AA didn't work. Counselling hasn't worked. Taking 'Campral' (pills which are meant to alleviate cravings from GP) hasn't worked.
Yes I realise that this has to come from within. The thing is, it is. I do want to stop drinking, to get sober.
Staying sober I can't do.
Sorry for the lack of positivity folks, but I'm all out of it.
G'night
Sim x
Please take care Sim.
Why not go to a different AA meeting, one you haven't been to before? Then they won't know you from Adam.
I had to lose my pride - I didn't like a Big Book stuff initially. But because I really wanted to stay sober I tolerated it. Now I see the benefit of it.
I swallowed my pride as I was willing to do ANYTHING to stay sober.
I had to work AA for it to work for me. Just going to a few meetings would not have been enough for me to stay off the sauce.

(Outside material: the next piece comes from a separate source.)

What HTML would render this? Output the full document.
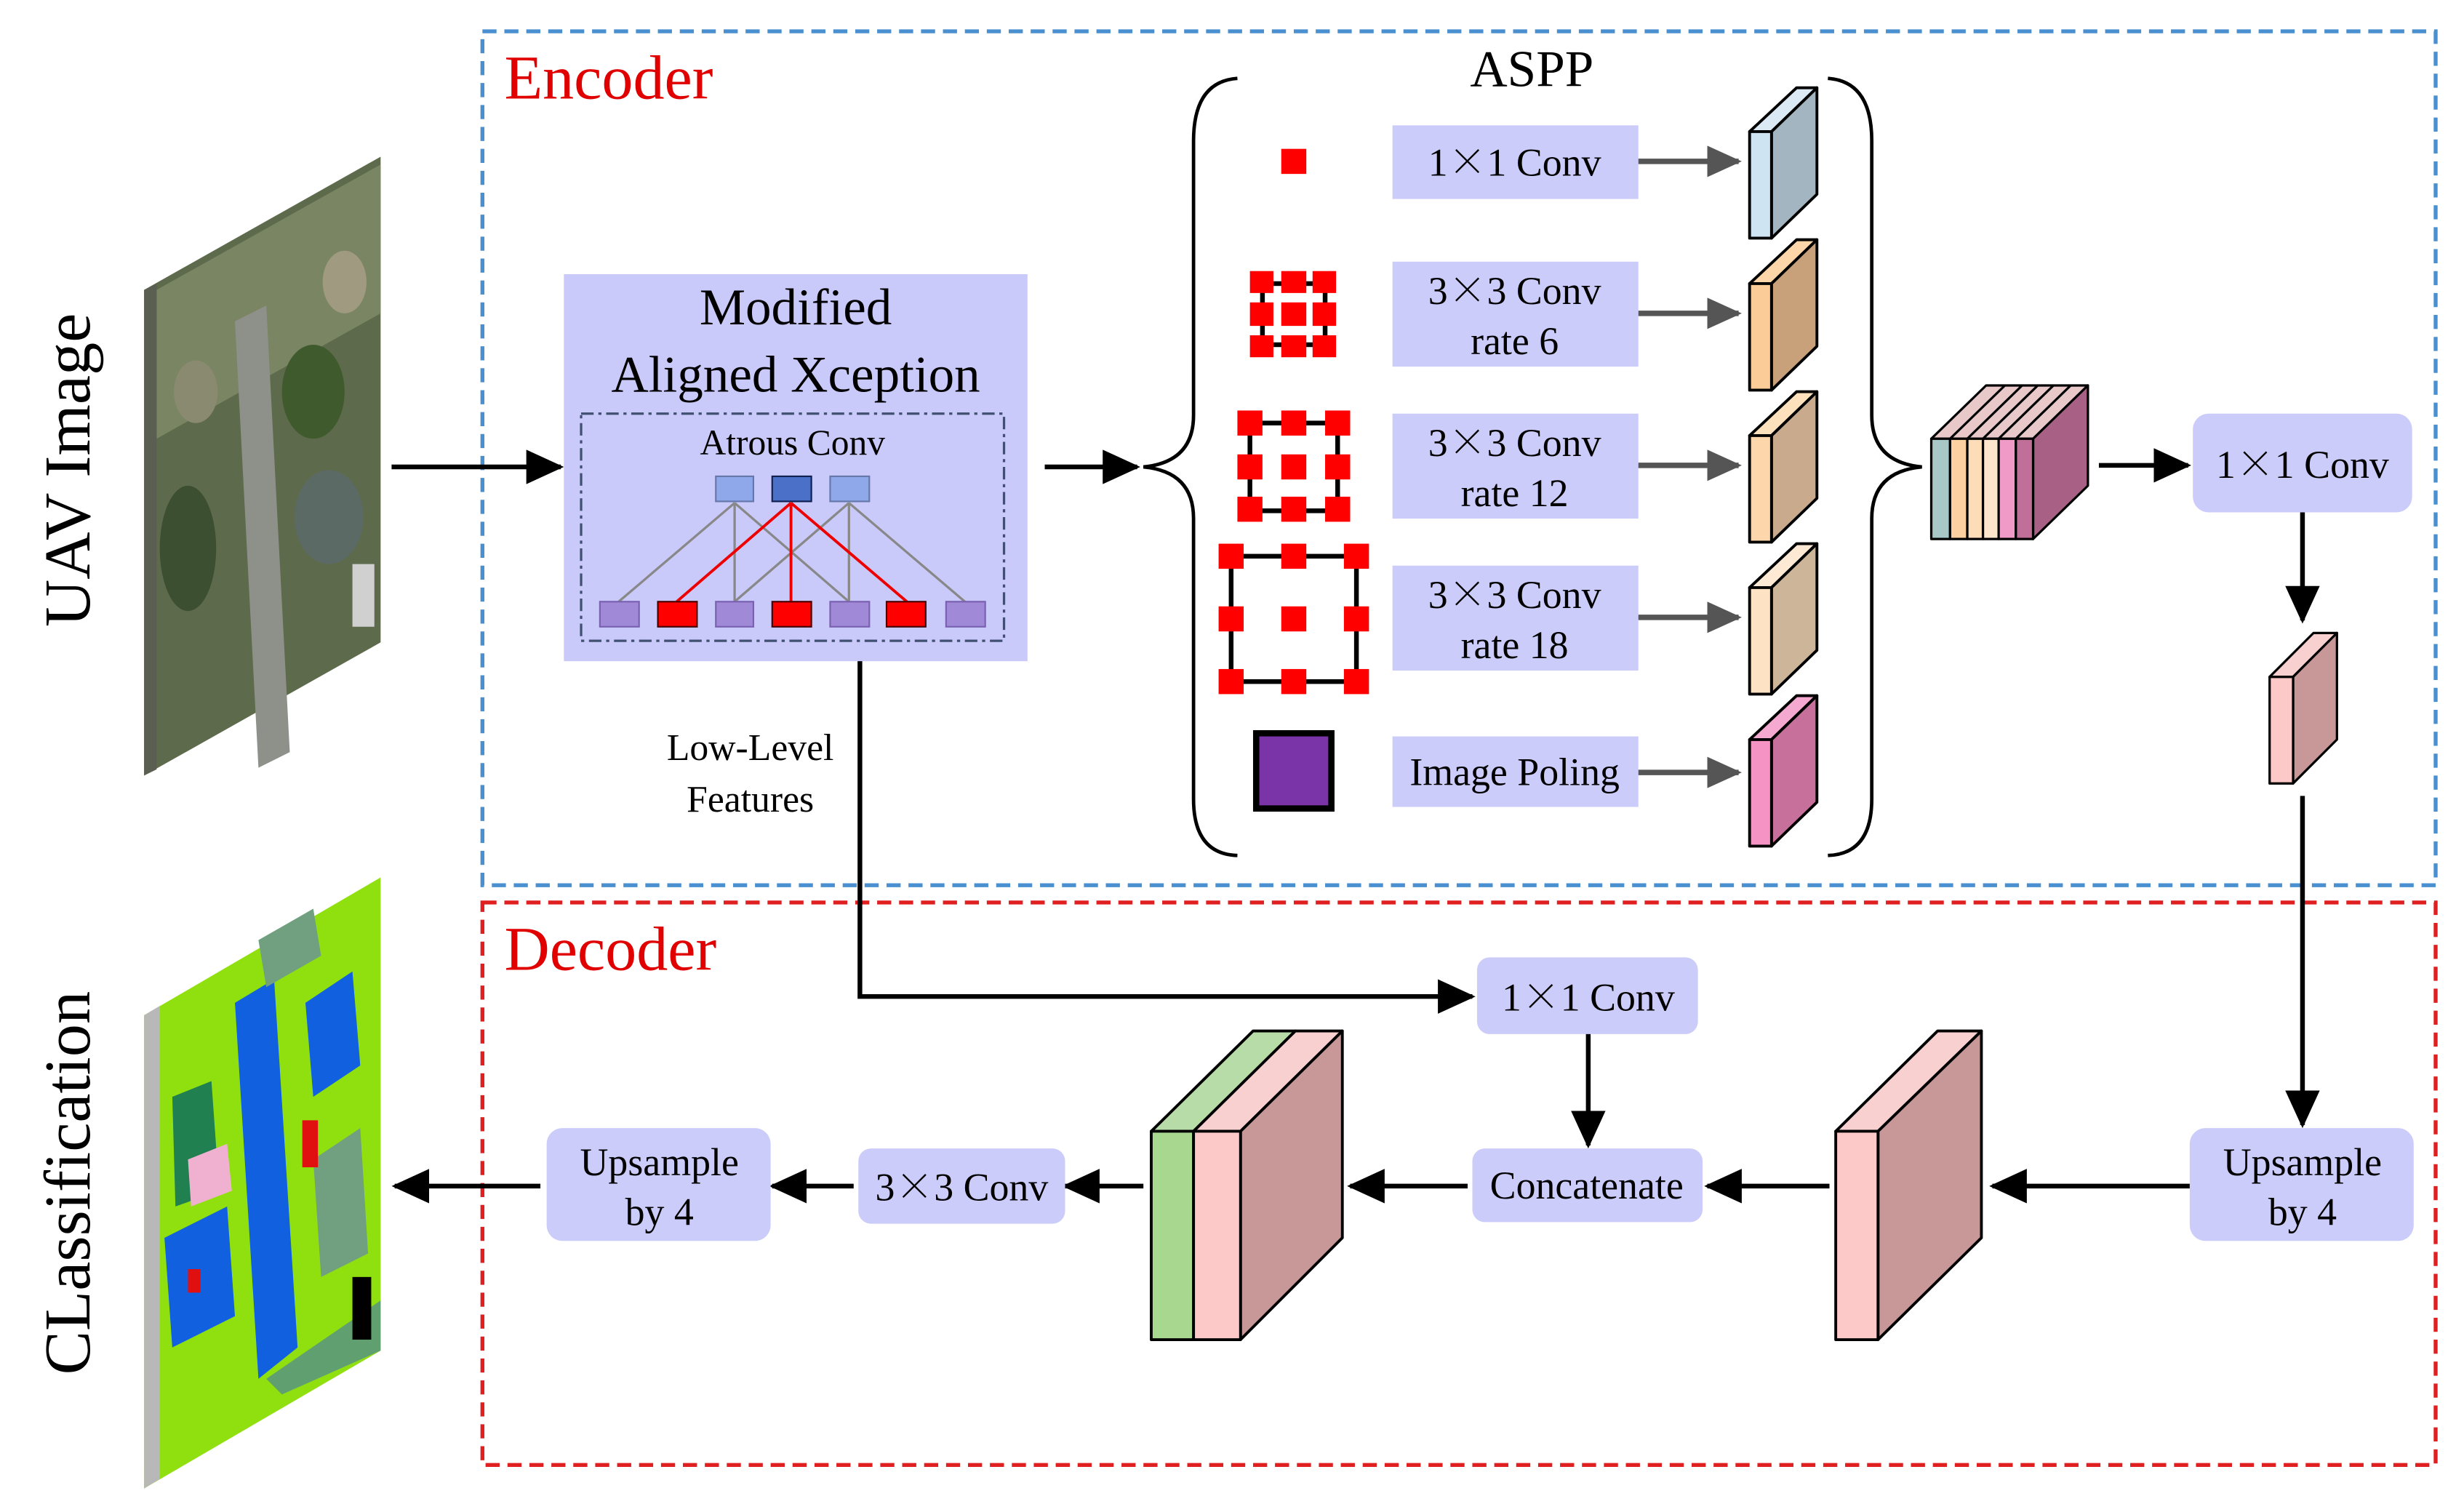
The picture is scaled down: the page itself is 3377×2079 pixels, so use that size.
<!DOCTYPE html>
<html><head><meta charset="utf-8"><style>html,body{margin:0;padding:0;background:#fff}svg{display:block}.x{font-family:"Noto Serif CJK SC","Noto Sans CJK SC",serif}</style></head>
<body>
<svg width="3377" height="2079" viewBox="0 0 1568 965" preserveAspectRatio="none" xmlns="http://www.w3.org/2000/svg" font-family="'Liberation Serif', serif">
<defs>
<marker id="abk" markerWidth="24" markerHeight="22" refX="22" refY="11" orient="auto" markerUnits="userSpaceOnUse"><path d="M0,0 L24,11 L0,22 z" fill="#000"/></marker>
<marker id="agr" markerWidth="22" markerHeight="20" refX="20" refY="10" orient="auto" markerUnits="userSpaceOnUse"><path d="M0,0 L22,10 L0,20 z" fill="#555"/></marker>
</defs>

<rect x="308" y="20" width="1247" height="545" fill="none" stroke="#4a90d0" stroke-width="2.5" stroke-dasharray="9,5"/>
<rect x="308" y="576" width="1247" height="359" fill="none" stroke="#e02020" stroke-width="2.5" stroke-dasharray="9,5"/>
<text x="322" y="63" font-size="40" fill="#e00000">Encoder</text>
<text x="322" y="619" font-size="40" fill="#e00000">Decoder</text>

<!-- UAV image -->
<polygon points="92,185 243,100 243,410 92,495" fill="#5e6a4c"/>
<polygon points="100,185 243,105 243,200 100,280" fill="#7a8563"/>
<polygon points="150,205 170,195 185,480 165,490" fill="#8e918a"/>
<ellipse cx="200" cy="250" rx="20" ry="30" fill="#3f5a2c"/>
<ellipse cx="120" cy="350" rx="18" ry="40" fill="#3c4f30"/>
<ellipse cx="210" cy="330" rx="22" ry="30" fill="#5b6a65"/>
<ellipse cx="125" cy="250" rx="14" ry="20" fill="#8a8a70"/>
<ellipse cx="220" cy="180" rx="14" ry="20" fill="#a09a80"/>
<rect x="225" y="360" width="14" height="40" fill="#d0d0d0"/>
<polygon points="92,185 100,181 100,491 92,495" fill="#5a5f52"/>
<text transform="translate(57,300) rotate(-90)" font-size="42" text-anchor="middle">UAV Image</text>

<!-- Classification image -->
<polygon points="92,648 243,560 243,862 92,950" fill="#90e010"/>
<polygon points="92,648 102,642 102,944 92,950" fill="#b8b8b8"/>
<polygon points="150,640 175,625 190,860 165,880" fill="#1060e0"/>
<polygon points="110,700 135,690 140,760 112,770" fill="#208050"/>
<polygon points="195,640 225,620 230,680 200,700" fill="#1060e0"/>
<polygon points="105,790 145,770 150,840 110,860" fill="#1060e0"/>
<polygon points="200,740 230,720 235,800 205,815" fill="#70a080"/>
<polygon points="120,740 145,730 148,760 122,770" fill="#f0b0d0"/>
<polygon points="165,600 200,580 205,610 170,630" fill="#70a080"/>
<rect x="193" y="715" width="10" height="30" fill="#e01010"/>
<rect x="120" y="810" width="8" height="15" fill="#e01010"/>
<polygon points="170,880 243,830 243,862 180,890" fill="#60a070"/>
<rect x="225" y="815" width="12" height="40" fill="#000"/>
<text transform="translate(57,755) rotate(-90)" font-size="42" text-anchor="middle">CLassification</text>

<line x1="250" y1="298" x2="358" y2="298" stroke="#000" stroke-width="3" marker-end="url(#abk)"/>

<rect x="360" y="175" width="296" height="247" fill="#c9c9fa"/>
<text x="508" y="207" font-size="33" text-anchor="middle">Modified</text>
<text x="508" y="250" font-size="33" text-anchor="middle">Aligned Xception</text>
<rect x="371" y="264" width="270" height="145" fill="none" stroke="#405070" stroke-width="1.5" stroke-dasharray="8,3,2,3"/>
<text x="506" y="290" font-size="23" text-anchor="middle">Atrous Conv</text>
<g stroke="#888" stroke-width="1.5">
<line x1="395" y1="384" x2="469" y2="321"/><line x1="469" y1="384" x2="469" y2="321"/><line x1="542" y1="384" x2="469" y2="321"/>
<line x1="469" y1="384" x2="542" y2="321"/><line x1="542" y1="384" x2="542" y2="321"/><line x1="616" y1="384" x2="542" y2="321"/>
</g>
<g stroke="#e00" stroke-width="1.8">
<line x1="432" y1="384" x2="505" y2="321"/><line x1="505" y1="384" x2="505" y2="321"/><line x1="579" y1="384" x2="505" y2="321"/>
</g>
<g stroke="#6677aa" stroke-width="1">
<rect x="457" y="304" width="24" height="16" fill="#8fa8ea"/>
<rect x="493" y="304" width="25" height="16" fill="#4a70c8" stroke="#102050"/>
<rect x="530" y="304" width="25" height="16" fill="#8fa8ea"/>
</g>
<g stroke="#7a60b0" stroke-width="1">
<rect x="383" y="384" width="25" height="16" fill="#a08ad8"/>
<rect x="420" y="384" width="25" height="16" fill="#ff0000" stroke="#400"/>
<rect x="457" y="384" width="24" height="16" fill="#a08ad8"/>
<rect x="493" y="384" width="25" height="16" fill="#ff0000" stroke="#400"/>
<rect x="530" y="384" width="25" height="16" fill="#a08ad8"/>
<rect x="566" y="384" width="25" height="16" fill="#ff0000" stroke="#400"/>
<rect x="604" y="384" width="25" height="16" fill="#a08ad8"/>
</g>

<text x="479" y="485" font-size="24" text-anchor="middle">Low-Level</text>
<text x="479" y="518" font-size="24" text-anchor="middle">Features</text>

<line x1="667" y1="298" x2="726" y2="298" stroke="#000" stroke-width="3" marker-end="url(#abk)"/>

<path d="M790,50 Q762,52 762,90 L762,265 Q762,295 730,298 Q762,301 762,331 L762,510 Q762,545 790,546" fill="none" stroke="#000" stroke-width="2.2"/>
<path d="M1167,50 Q1195,52 1195,90 L1195,265 Q1195,295 1227,298 Q1195,301 1195,331 L1195,510 Q1195,545 1167,546" fill="none" stroke="#000" stroke-width="2.2"/>
<text x="978" y="55" font-size="33" text-anchor="middle">ASPP</text>

<rect x="818" y="95" width="16" height="16" fill="#f00"/>
<g>
<rect x="806" y="181" width="40" height="39" fill="none" stroke="#000" stroke-width="3"/>
<g fill="#f00">
<rect x="798" y="173" width="15" height="14"/><rect x="818" y="173" width="16" height="14"/><rect x="838" y="173" width="15" height="14"/>
<rect x="798" y="193" width="15" height="15"/><rect x="818" y="193" width="16" height="15"/><rect x="838" y="193" width="15" height="15"/>
<rect x="798" y="214" width="15" height="14"/><rect x="818" y="214" width="16" height="14"/><rect x="838" y="214" width="15" height="14"/>
</g></g>
<g>
<rect x="798" y="270" width="56" height="56" fill="none" stroke="#000" stroke-width="3"/>
<g fill="#f00">
<rect x="790" y="262" width="16" height="16"/><rect x="818" y="262" width="16" height="16"/><rect x="846" y="262" width="16" height="16"/>
<rect x="790" y="290" width="16" height="16"/><rect x="818" y="290" width="16" height="16"/><rect x="846" y="290" width="16" height="16"/>
<rect x="790" y="317" width="16" height="16"/><rect x="818" y="317" width="16" height="16"/><rect x="846" y="317" width="16" height="16"/>
</g></g>
<g>
<rect x="786" y="355" width="80" height="80" fill="none" stroke="#000" stroke-width="3"/>
<g fill="#f00">
<rect x="778" y="347" width="16" height="16"/><rect x="818" y="347" width="16" height="16"/><rect x="858" y="347" width="16" height="16"/>
<rect x="778" y="387" width="16" height="16"/><rect x="818" y="387" width="16" height="16"/><rect x="858" y="387" width="16" height="16"/>
<rect x="778" y="427" width="16" height="16"/><rect x="818" y="427" width="16" height="16"/><rect x="858" y="427" width="16" height="16"/>
</g></g>
<rect x="802" y="468" width="48" height="48" fill="#7a34a8" stroke="#000" stroke-width="4"/>

<g fill="#ccccfb">
<rect x="889" y="80" width="157" height="47"/>
<rect x="889" y="167" width="157" height="67"/>
<rect x="889" y="264" width="157" height="67"/>
<rect x="889" y="361" width="157" height="67"/>
<rect x="889" y="470" width="157" height="45"/>
</g>
<g font-size="25" text-anchor="middle">
<text x="967" y="112">1<tspan class="x">×</tspan>1 Conv</text>
<text x="967" y="194">3<tspan class="x">×</tspan>3 Conv</text><text x="967" y="226">rate 6</text>
<text x="967" y="291">3<tspan class="x">×</tspan>3 Conv</text><text x="967" y="323">rate 12</text>
<text x="967" y="388">3<tspan class="x">×</tspan>3 Conv</text><text x="967" y="420">rate 18</text>
<text x="967" y="501">Image Poling</text>
</g>
<g stroke="#555" stroke-width="3.5">
<line x1="1046" y1="103" x2="1110" y2="103" marker-end="url(#agr)"/>
<line x1="1046" y1="200" x2="1110" y2="200" marker-end="url(#agr)"/>
<line x1="1046" y1="297" x2="1110" y2="297" marker-end="url(#agr)"/>
<line x1="1046" y1="394" x2="1110" y2="394" marker-end="url(#agr)"/>
<line x1="1046" y1="493" x2="1110" y2="493" marker-end="url(#agr)"/>
</g>

<g stroke="#000" stroke-width="1.8" stroke-linejoin="round">
<polygon points="1117,84 1147,56 1160,56 1131,84" fill="#dbe9f5"/><polygon points="1131,84 1160,56 1160,124 1131,152" fill="#a2b5c0"/><rect x="1117" y="84" width="14" height="68" fill="#cfe4f3"/>
<polygon points="1117,181 1147,153 1160,153 1131,181" fill="#fcd5a8"/><polygon points="1131,181 1160,153 1160,221 1131,249" fill="#c8a07a"/><rect x="1117" y="181" width="14" height="68" fill="#fccc98"/>
<polygon points="1117,278 1147,250 1160,250 1131,278" fill="#fde0bc"/><polygon points="1131,278 1160,250 1160,318 1131,346" fill="#c9aa8c"/><rect x="1117" y="278" width="14" height="68" fill="#fdd6ac"/>
<polygon points="1117,375 1147,347 1160,347 1131,375" fill="#feead4"/><polygon points="1131,375 1160,347 1160,415 1131,443" fill="#cdb59a"/><rect x="1117" y="375" width="14" height="68" fill="#fde2c4"/>
<polygon points="1117,472 1147,444 1160,444 1131,472" fill="#f5a8d0"/><polygon points="1131,472 1160,444 1160,512 1131,540" fill="#c8709c"/><rect x="1117" y="472" width="14" height="68" fill="#f594c4"/>
</g>

<g stroke="#000" stroke-width="1.5" stroke-linejoin="round">
<polygon points="1233,280 1268,246 1333,246 1298,280" fill="#e8c8c8"/>
<polygon points="1298,280 1333,246 1333,310 1298,344" fill="#a86084"/>
<rect x="1233" y="280" width="12" height="64" fill="#a8c8c8"/>
<rect x="1245" y="280" width="11" height="64" fill="#fcd0a0"/>
<rect x="1256" y="280" width="10" height="64" fill="#fddcb8"/>
<rect x="1266" y="280" width="10" height="64" fill="#fde6cc"/>
<rect x="1276" y="280" width="11" height="64" fill="#f09ac8"/>
<rect x="1287" y="280" width="11" height="64" fill="#c07098"/>
<line x1="1245" y1="280" x2="1280" y2="246"/><line x1="1256" y1="280" x2="1291" y2="246"/><line x1="1266" y1="280" x2="1301" y2="246"/><line x1="1276" y1="280" x2="1311" y2="246"/><line x1="1287" y1="280" x2="1322" y2="246"/>
</g>
<line x1="1340" y1="297" x2="1397" y2="297" stroke="#000" stroke-width="3" marker-end="url(#abk)"/>
<rect x="1400" y="264" width="140" height="63" rx="10" fill="#ccccfb"/>
<text x="1470" y="305" font-size="25" text-anchor="middle">1<tspan class="x">×</tspan>1 Conv</text>
<line x1="1470" y1="327" x2="1470" y2="396" stroke="#000" stroke-width="3" marker-end="url(#abk)"/>
<g stroke="#000" stroke-width="1.5" stroke-linejoin="round">
<polygon points="1449,432 1477,404 1492,404 1464,432" fill="#f8d0d0"/>
<polygon points="1464,432 1492,404 1492,472 1464,500" fill="#c89898"/>
<rect x="1449" y="432" width="15" height="68" fill="#fcc8c8"/>
</g>
<line x1="1470" y1="508" x2="1470" y2="718" stroke="#000" stroke-width="3" marker-end="url(#abk)"/>
<rect x="1398" y="720" width="143" height="72" rx="10" fill="#ccccfb"/>
<text x="1470" y="750" font-size="25" text-anchor="middle">Upsample</text>
<text x="1470" y="782" font-size="25" text-anchor="middle">by 4</text>

<line x1="1398" y1="757" x2="1272" y2="757" stroke="#000" stroke-width="3" marker-end="url(#abk)"/>
<g stroke="#000" stroke-width="1.8" stroke-linejoin="round">
<polygon points="1172,722 1237,658 1265,658 1199,722" fill="#f8d0d0"/>
<polygon points="1199,722 1265,658 1265,790 1199,855" fill="#c89898"/>
<rect x="1172" y="722" width="27" height="133" fill="#fcc8c8"/>
</g>
<line x1="1168" y1="757" x2="1090" y2="757" stroke="#000" stroke-width="3" marker-end="url(#abk)"/>
<rect x="940" y="733" width="147" height="47" rx="8" fill="#ccccfb"/>
<text x="1013" y="765" font-size="25" text-anchor="middle">Concatenate</text>

<polyline points="549,422 549,636 940,636" fill="none" stroke="#000" stroke-width="3" marker-end="url(#abk)"/>
<rect x="943" y="611" width="141" height="49" rx="8" fill="#ccccfb"/>
<text x="1014" y="645" font-size="25" text-anchor="middle">1<tspan class="x">×</tspan>1 Conv</text>
<line x1="1014" y1="660" x2="1014" y2="731" stroke="#000" stroke-width="3" marker-end="url(#abk)"/>

<line x1="937" y1="757" x2="862" y2="757" stroke="#000" stroke-width="3" marker-end="url(#abk)"/>
<g stroke="#000" stroke-width="1.8" stroke-linejoin="round">
<polygon points="735,722 800,658 827,658 762,722" fill="#b8dca8"/>
<polygon points="762,722 827,658 857,658 792,722" fill="#f8d0d0"/>
<polygon points="792,722 857,658 857,790 792,855" fill="#c89898"/>
<rect x="735" y="722" width="27" height="133" fill="#a8d890"/>
<rect x="762" y="722" width="30" height="133" fill="#fcc8c8"/>
</g>
<line x1="730" y1="757" x2="680" y2="757" stroke="#000" stroke-width="3" marker-end="url(#abk)"/>
<rect x="548" y="733" width="132" height="48" rx="8" fill="#ccccfb"/>
<text x="614" y="766" font-size="25" text-anchor="middle">3<tspan class="x">×</tspan>3 Conv</text>
<line x1="545" y1="757" x2="493" y2="757" stroke="#000" stroke-width="3" marker-end="url(#abk)"/>
<rect x="349" y="720" width="143" height="72" rx="10" fill="#ccccfb"/>
<text x="421" y="750" font-size="25" text-anchor="middle">Upsample</text>
<text x="421" y="782" font-size="25" text-anchor="middle">by 4</text>
<line x1="345" y1="757" x2="252" y2="757" stroke="#000" stroke-width="3" marker-end="url(#abk)"/>
</svg>
</body></html>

Whatever you decide to do or not do, good luck, and take care.0 -
SIM I am a newbie here but have read many of your posts. You have identified a trend in your behavoir and you need to remember it. As habitual daily drinker I am in awe of your ability to be sober for so long. We daily drunks need to live day to day to stay dry. Maybe you need to live week to week.
Don't blame your girlfriend she sounds so frustrated. She may have been trying to embarass you into submission. If she does not drink she will not understand.
It's not good to be in denial. Think carefully about what she said, from an outsiders point of view she is factually correct.
Sorry to be blunt Sim but only you can really make a difference. I also hate AA but I am finding this thread reall helpful, I have had more AF days since joining in than for longer than I can remember. Why not commit to a daily update but remember to thyself be true.
Hi to everyone else. 2 AF's for me please.Of all the things I've lost, I miss my mind the most.